- _EXERCISE INPUT_
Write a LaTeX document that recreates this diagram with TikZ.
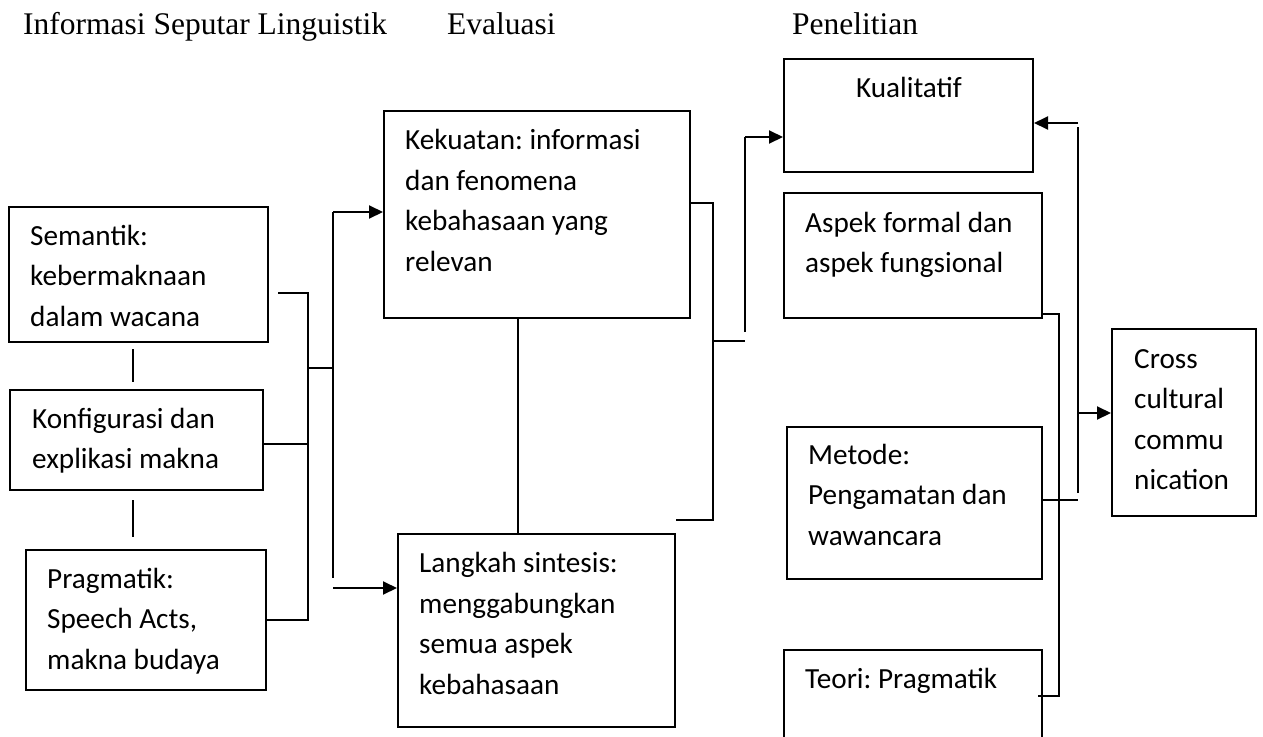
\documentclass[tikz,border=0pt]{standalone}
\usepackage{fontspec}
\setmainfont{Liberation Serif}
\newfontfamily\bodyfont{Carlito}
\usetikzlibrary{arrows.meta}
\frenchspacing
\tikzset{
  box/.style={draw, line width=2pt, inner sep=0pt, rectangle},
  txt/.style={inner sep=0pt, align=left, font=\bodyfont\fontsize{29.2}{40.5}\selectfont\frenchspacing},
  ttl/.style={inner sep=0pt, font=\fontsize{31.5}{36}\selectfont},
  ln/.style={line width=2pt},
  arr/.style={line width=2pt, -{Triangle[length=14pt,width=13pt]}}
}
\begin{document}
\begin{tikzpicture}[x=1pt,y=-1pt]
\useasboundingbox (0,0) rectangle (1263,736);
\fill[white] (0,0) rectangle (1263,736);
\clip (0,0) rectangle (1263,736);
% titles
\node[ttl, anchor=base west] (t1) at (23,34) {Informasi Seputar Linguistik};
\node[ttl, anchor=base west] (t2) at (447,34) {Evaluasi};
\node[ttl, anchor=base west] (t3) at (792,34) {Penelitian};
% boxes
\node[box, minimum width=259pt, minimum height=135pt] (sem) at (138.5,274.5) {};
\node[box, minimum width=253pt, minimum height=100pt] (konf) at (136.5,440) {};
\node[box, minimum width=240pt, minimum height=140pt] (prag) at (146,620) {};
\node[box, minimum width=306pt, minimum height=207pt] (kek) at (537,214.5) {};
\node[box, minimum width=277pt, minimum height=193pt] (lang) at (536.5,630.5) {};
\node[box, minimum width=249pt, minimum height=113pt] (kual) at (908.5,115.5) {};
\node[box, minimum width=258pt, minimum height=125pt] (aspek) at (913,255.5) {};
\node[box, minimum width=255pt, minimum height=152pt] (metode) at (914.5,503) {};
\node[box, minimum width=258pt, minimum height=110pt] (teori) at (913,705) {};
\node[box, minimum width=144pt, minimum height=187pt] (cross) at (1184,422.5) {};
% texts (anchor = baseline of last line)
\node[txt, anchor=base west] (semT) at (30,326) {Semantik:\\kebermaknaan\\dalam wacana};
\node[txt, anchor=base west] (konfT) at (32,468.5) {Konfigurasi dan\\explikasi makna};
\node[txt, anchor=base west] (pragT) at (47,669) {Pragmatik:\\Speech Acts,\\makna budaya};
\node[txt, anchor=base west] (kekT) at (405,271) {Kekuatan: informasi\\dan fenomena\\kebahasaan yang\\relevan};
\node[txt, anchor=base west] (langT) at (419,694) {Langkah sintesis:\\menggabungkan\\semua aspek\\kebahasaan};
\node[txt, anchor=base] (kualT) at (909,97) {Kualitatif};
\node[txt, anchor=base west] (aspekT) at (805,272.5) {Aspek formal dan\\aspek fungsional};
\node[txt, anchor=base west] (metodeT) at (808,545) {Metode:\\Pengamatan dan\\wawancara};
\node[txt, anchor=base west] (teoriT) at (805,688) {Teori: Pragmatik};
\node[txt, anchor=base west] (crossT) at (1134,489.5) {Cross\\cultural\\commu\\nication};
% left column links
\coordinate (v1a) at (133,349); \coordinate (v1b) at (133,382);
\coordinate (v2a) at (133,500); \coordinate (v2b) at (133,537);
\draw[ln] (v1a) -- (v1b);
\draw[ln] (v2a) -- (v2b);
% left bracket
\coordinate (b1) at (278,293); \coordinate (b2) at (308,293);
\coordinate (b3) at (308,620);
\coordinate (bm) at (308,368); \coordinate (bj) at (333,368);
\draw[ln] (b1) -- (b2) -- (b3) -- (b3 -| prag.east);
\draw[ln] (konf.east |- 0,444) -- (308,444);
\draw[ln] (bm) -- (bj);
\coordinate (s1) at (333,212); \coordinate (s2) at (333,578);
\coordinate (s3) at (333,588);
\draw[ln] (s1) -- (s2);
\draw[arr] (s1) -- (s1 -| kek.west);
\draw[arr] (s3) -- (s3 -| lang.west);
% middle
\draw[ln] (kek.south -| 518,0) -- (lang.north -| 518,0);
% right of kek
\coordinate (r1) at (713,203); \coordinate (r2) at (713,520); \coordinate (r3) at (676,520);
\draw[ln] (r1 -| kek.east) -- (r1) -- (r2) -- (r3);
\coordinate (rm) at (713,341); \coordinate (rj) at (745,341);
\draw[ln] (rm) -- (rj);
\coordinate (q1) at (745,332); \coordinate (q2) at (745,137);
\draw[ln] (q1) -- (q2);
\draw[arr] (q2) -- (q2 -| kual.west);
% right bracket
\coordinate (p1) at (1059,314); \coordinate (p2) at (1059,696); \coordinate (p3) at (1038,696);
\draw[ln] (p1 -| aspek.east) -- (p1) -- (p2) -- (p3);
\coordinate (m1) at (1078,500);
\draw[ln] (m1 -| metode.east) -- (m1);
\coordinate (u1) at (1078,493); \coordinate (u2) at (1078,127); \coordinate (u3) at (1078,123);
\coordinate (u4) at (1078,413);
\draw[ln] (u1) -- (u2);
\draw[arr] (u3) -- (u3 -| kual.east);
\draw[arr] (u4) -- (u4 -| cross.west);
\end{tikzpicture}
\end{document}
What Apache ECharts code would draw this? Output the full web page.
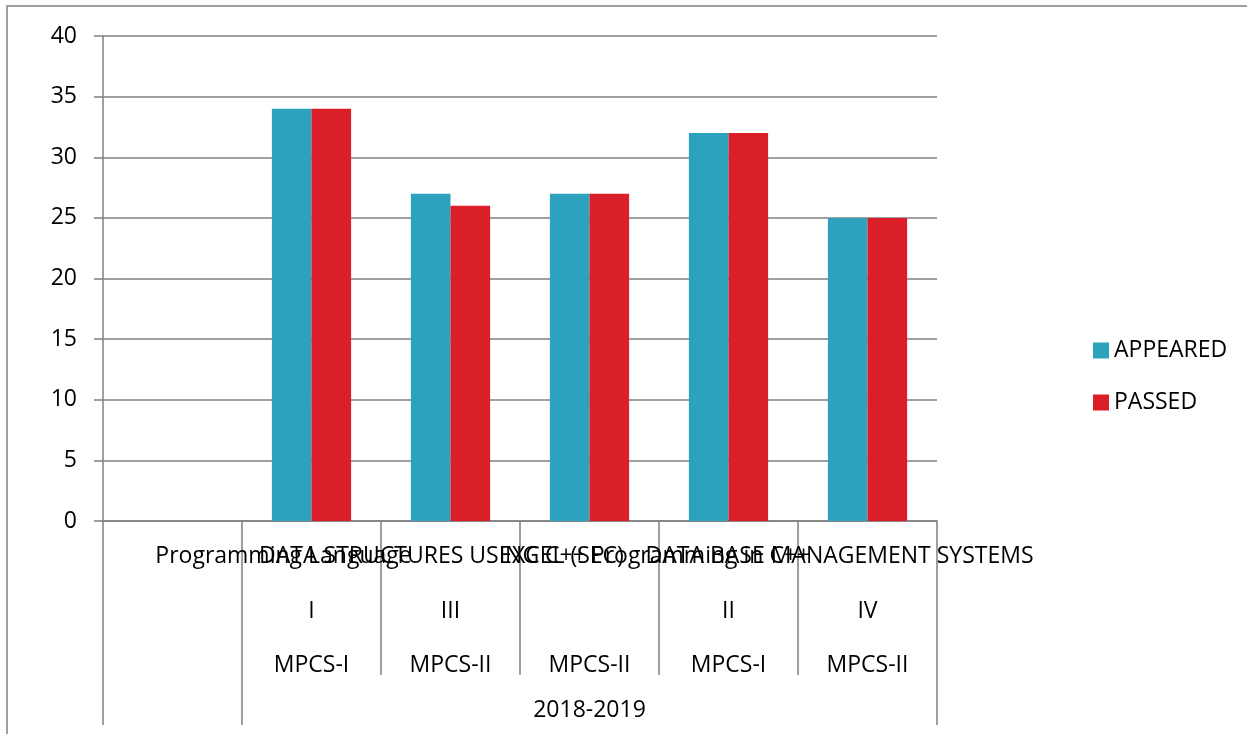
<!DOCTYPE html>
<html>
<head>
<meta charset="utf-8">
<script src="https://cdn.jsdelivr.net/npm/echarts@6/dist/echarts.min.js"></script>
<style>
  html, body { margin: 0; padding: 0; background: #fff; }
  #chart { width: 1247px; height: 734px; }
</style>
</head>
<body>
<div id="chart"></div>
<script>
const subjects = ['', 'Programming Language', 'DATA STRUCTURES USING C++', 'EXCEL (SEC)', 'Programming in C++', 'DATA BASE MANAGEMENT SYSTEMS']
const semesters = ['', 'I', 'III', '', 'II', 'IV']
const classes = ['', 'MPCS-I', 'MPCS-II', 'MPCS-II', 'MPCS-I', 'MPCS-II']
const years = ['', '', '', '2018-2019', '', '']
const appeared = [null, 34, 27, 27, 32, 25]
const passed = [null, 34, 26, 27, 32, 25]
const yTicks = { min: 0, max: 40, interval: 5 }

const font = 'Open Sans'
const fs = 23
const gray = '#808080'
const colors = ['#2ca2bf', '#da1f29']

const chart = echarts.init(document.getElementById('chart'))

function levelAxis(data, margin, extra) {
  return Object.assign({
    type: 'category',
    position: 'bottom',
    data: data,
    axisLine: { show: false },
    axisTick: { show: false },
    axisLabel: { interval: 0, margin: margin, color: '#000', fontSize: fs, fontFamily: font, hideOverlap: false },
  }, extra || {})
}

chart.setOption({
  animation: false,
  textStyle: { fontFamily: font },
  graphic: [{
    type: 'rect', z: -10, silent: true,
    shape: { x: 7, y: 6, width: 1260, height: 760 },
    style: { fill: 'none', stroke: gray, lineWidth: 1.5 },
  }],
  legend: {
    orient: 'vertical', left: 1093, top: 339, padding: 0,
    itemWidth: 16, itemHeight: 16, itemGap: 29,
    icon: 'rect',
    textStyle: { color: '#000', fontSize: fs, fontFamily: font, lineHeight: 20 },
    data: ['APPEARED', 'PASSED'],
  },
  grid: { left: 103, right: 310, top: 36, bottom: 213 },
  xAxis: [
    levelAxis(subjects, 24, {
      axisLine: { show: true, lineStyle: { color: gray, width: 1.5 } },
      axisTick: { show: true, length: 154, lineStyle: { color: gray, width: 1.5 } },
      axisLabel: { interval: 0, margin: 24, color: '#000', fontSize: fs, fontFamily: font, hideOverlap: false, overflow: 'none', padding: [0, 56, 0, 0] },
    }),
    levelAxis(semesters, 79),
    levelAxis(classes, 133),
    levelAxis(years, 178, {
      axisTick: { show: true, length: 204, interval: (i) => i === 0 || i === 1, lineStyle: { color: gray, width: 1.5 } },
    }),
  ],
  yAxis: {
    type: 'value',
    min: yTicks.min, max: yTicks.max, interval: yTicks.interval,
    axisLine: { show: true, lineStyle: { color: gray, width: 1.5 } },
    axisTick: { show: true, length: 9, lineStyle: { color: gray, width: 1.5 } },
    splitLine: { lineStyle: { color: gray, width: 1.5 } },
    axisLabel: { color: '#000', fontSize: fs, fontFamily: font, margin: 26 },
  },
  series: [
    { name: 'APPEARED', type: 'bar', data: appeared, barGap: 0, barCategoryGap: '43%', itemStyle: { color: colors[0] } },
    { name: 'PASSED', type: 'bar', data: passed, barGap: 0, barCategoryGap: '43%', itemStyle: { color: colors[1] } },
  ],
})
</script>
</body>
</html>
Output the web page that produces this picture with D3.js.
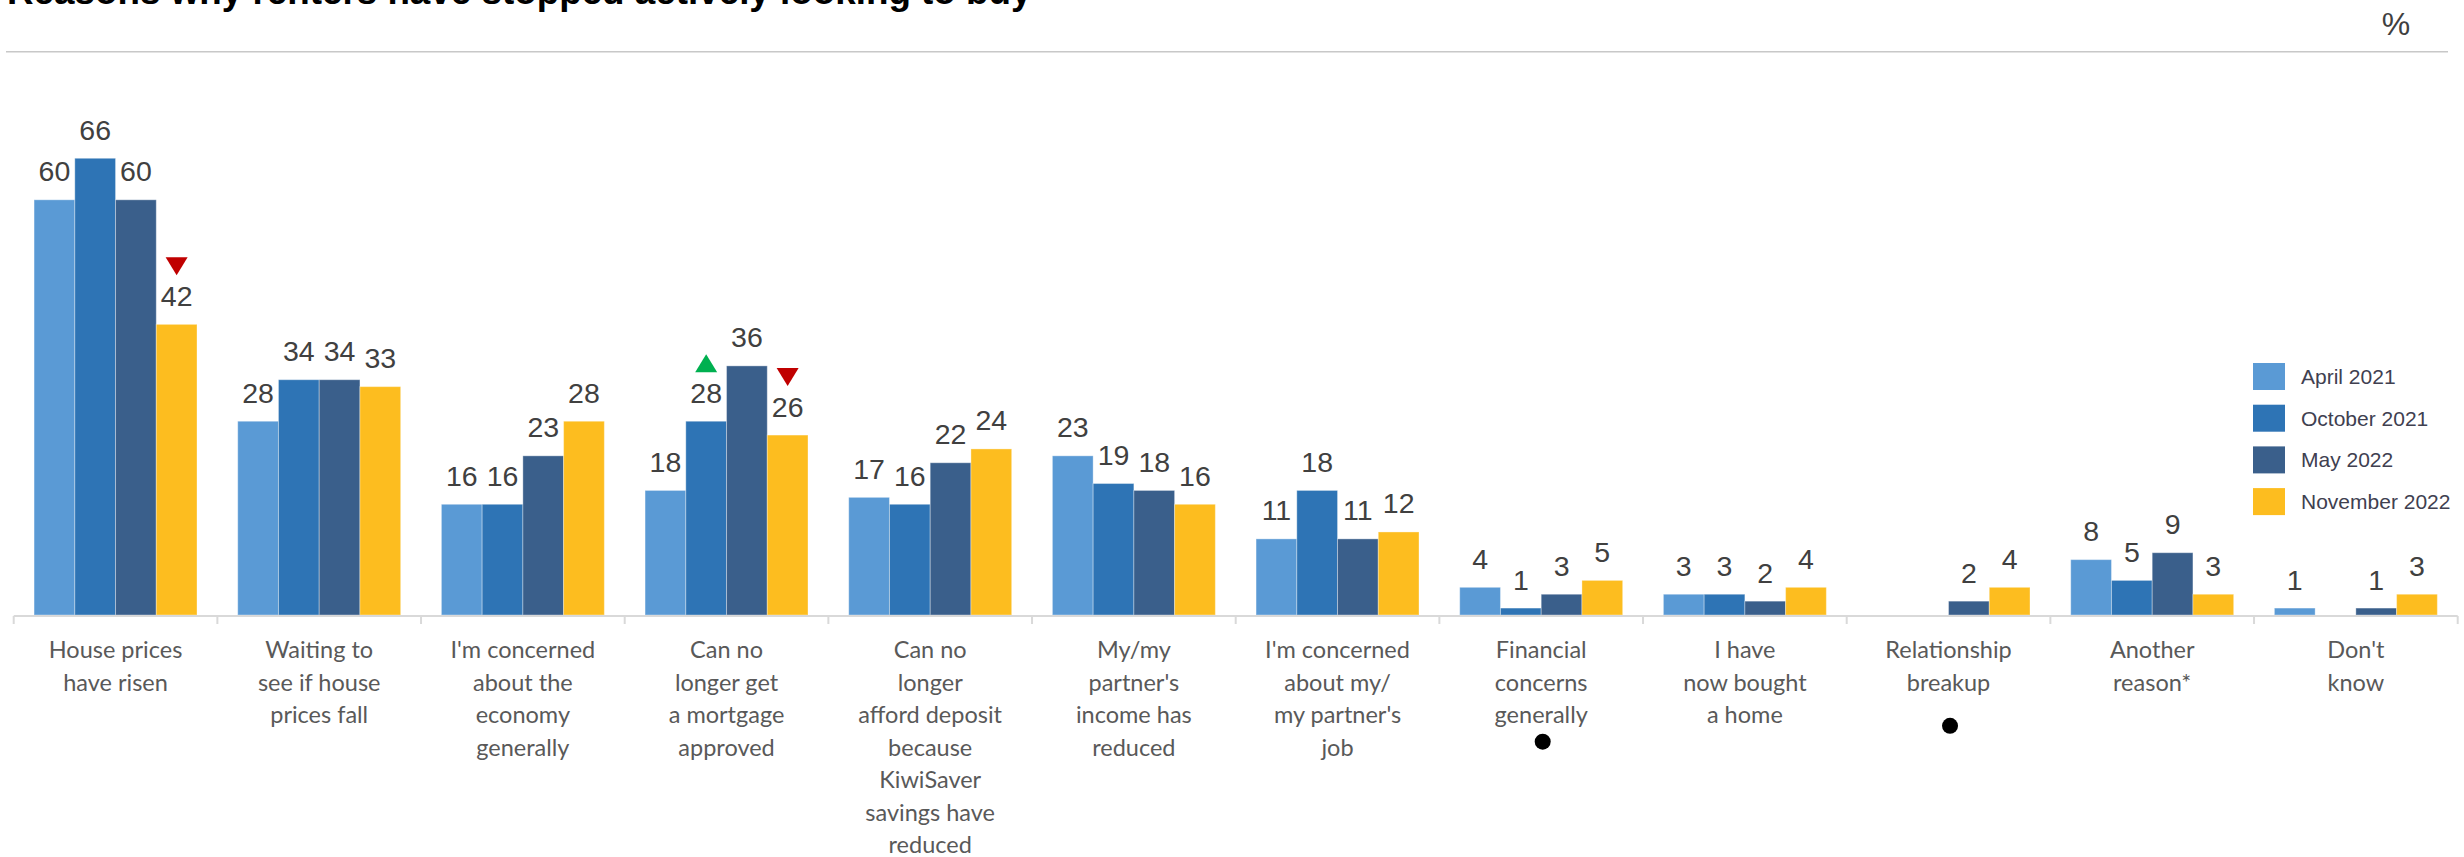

- _EXERCISE PROMPT_
Every line of the records that includes the word "this" should be gathered.

- _IN RESPONSE_
Write a LaTeX document that recreates this diagram with TikZ.
What Apache ECharts code would draw this? Output the full web page.
Output the web page that produces this picture with D3.js.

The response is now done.